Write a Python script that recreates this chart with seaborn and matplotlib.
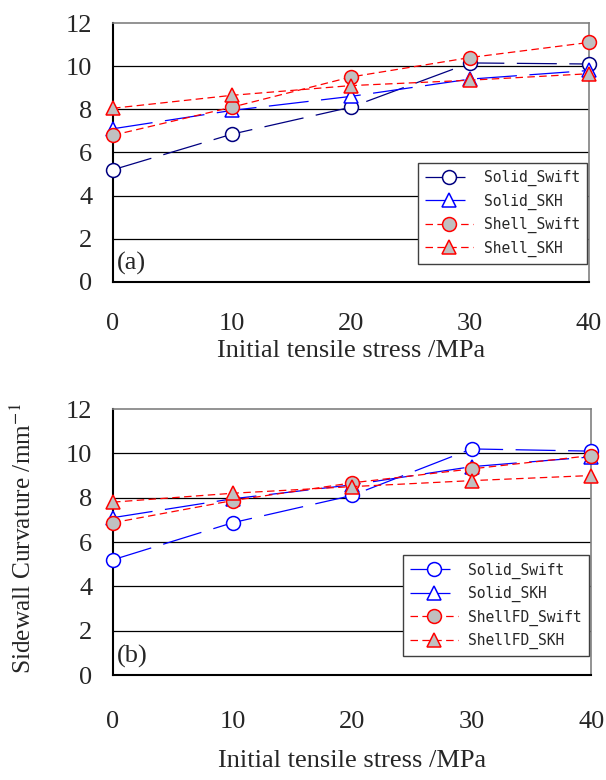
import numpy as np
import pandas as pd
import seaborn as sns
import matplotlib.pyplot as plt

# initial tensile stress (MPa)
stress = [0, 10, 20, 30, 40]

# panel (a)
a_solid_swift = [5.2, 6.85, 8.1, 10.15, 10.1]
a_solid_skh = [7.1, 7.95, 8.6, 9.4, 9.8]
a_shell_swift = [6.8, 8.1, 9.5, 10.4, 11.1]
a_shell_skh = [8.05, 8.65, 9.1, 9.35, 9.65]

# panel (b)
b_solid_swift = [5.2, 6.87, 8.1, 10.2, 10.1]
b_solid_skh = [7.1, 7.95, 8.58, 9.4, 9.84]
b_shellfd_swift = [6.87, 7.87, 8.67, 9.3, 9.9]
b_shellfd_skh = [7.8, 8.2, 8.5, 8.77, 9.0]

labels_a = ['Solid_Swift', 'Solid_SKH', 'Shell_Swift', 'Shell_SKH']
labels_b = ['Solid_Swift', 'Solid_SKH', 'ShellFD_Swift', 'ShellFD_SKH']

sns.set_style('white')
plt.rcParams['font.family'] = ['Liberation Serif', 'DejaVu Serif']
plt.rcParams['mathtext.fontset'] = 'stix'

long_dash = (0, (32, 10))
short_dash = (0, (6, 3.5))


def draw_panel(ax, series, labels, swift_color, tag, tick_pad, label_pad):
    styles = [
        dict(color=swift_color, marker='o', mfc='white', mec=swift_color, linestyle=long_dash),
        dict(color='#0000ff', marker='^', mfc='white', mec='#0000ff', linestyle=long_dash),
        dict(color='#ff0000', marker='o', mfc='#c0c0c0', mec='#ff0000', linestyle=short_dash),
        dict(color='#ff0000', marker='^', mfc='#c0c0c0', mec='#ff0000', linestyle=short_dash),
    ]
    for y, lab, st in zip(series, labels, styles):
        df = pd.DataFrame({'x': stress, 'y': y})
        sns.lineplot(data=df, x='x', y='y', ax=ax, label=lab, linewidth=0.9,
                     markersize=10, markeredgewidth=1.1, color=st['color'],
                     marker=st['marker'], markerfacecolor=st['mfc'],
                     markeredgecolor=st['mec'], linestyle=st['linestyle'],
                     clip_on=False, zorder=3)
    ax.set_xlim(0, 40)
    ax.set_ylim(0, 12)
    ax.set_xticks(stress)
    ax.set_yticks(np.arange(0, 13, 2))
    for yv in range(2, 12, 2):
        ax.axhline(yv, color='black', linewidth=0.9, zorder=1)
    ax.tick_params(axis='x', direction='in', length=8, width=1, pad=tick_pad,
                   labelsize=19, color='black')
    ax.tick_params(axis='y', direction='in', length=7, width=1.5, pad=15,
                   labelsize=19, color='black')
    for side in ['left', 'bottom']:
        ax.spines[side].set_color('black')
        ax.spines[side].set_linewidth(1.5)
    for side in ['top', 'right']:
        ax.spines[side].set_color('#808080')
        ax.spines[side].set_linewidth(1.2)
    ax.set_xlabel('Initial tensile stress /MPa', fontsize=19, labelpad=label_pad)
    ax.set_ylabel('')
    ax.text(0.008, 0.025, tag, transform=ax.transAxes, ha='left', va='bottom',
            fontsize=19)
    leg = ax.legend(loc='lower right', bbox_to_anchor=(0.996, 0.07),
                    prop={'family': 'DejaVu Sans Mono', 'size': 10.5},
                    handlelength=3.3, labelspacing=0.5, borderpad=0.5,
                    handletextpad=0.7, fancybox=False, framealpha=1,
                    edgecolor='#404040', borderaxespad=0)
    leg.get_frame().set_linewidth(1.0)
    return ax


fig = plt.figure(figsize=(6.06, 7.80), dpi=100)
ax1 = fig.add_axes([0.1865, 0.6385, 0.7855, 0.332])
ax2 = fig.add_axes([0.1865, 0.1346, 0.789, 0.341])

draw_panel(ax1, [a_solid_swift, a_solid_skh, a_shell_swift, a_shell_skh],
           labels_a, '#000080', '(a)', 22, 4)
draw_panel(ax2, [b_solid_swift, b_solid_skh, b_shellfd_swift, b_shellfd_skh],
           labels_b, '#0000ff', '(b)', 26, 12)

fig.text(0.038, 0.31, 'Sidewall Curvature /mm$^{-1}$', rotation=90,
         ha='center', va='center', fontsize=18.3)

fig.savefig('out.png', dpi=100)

- **REQUIREMENT**
Starting at the top of the listing above, please restate word for word each line up to and including the one that holds "stress = [0, 10, 20, 30, 40]", omitting every image.

- **CORRECT ANSWER**
Write a Python script that recreates this chart with seaborn and matplotlib.
import numpy as np
import pandas as pd
import seaborn as sns
import matplotlib.pyplot as plt

# initial tensile stress (MPa)
stress = [0, 10, 20, 30, 40]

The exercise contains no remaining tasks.